Available records:
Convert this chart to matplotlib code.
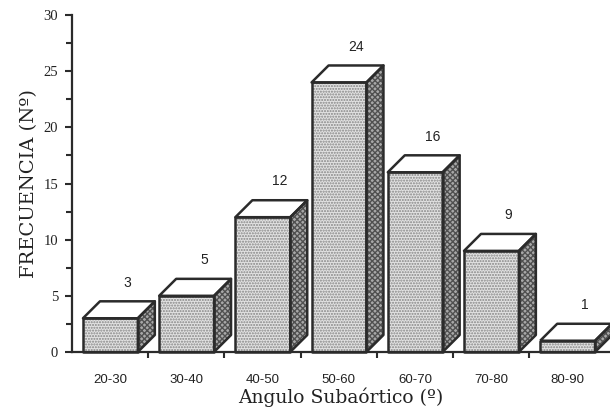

==

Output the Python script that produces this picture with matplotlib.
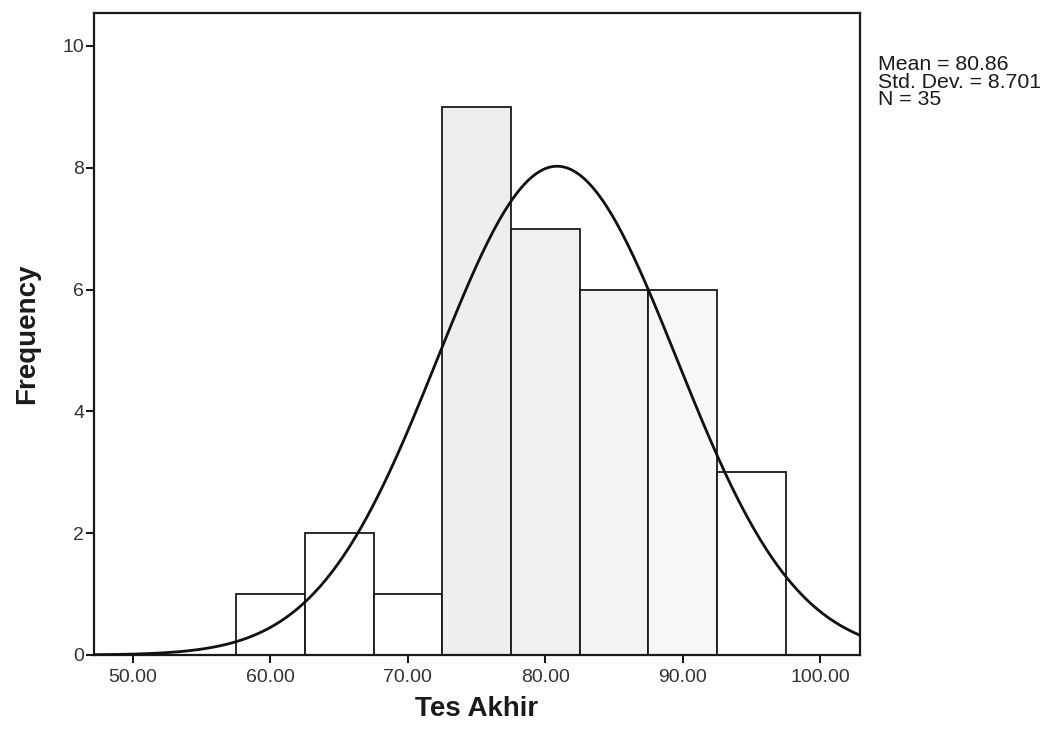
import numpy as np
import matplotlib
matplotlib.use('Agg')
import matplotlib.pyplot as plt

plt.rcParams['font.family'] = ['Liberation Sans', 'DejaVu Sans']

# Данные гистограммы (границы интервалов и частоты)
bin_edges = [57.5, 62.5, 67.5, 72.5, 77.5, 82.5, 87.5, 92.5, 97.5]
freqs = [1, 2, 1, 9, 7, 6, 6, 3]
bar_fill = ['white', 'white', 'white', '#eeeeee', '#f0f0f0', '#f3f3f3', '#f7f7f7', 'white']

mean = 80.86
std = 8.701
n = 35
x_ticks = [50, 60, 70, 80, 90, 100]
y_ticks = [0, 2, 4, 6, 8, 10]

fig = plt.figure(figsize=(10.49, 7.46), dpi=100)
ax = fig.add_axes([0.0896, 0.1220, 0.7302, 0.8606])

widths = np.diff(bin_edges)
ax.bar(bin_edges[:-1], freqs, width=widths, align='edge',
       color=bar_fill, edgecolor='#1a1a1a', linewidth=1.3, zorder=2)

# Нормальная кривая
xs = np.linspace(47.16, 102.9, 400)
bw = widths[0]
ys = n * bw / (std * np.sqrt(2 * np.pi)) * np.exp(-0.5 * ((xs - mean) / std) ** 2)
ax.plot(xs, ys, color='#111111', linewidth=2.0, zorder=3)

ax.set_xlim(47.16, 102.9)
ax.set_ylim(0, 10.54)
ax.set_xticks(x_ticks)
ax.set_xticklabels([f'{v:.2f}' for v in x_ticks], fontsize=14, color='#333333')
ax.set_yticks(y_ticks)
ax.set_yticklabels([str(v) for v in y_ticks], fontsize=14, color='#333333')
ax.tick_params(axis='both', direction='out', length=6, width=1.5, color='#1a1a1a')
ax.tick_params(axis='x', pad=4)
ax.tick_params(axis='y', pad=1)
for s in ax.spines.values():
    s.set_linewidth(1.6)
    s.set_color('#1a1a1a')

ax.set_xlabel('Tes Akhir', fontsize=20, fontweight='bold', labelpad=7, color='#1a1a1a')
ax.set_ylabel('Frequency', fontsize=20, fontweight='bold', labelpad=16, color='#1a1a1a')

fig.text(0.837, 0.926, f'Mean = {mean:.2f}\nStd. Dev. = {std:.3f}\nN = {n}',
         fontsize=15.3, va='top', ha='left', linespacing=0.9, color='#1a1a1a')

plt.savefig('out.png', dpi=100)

Work to complete:
Nothing but the lines from the one containing "Output the Python" through the one containing "plt.rcParams['font.family'] = ['Liberation" should appear in your copy, exactly as written and without pictures.

Expected answer:
Output the Python script that produces this picture with matplotlib.
import numpy as np
import matplotlib
matplotlib.use('Agg')
import matplotlib.pyplot as plt

plt.rcParams['font.family'] = ['Liberation Sans', 'DejaVu Sans']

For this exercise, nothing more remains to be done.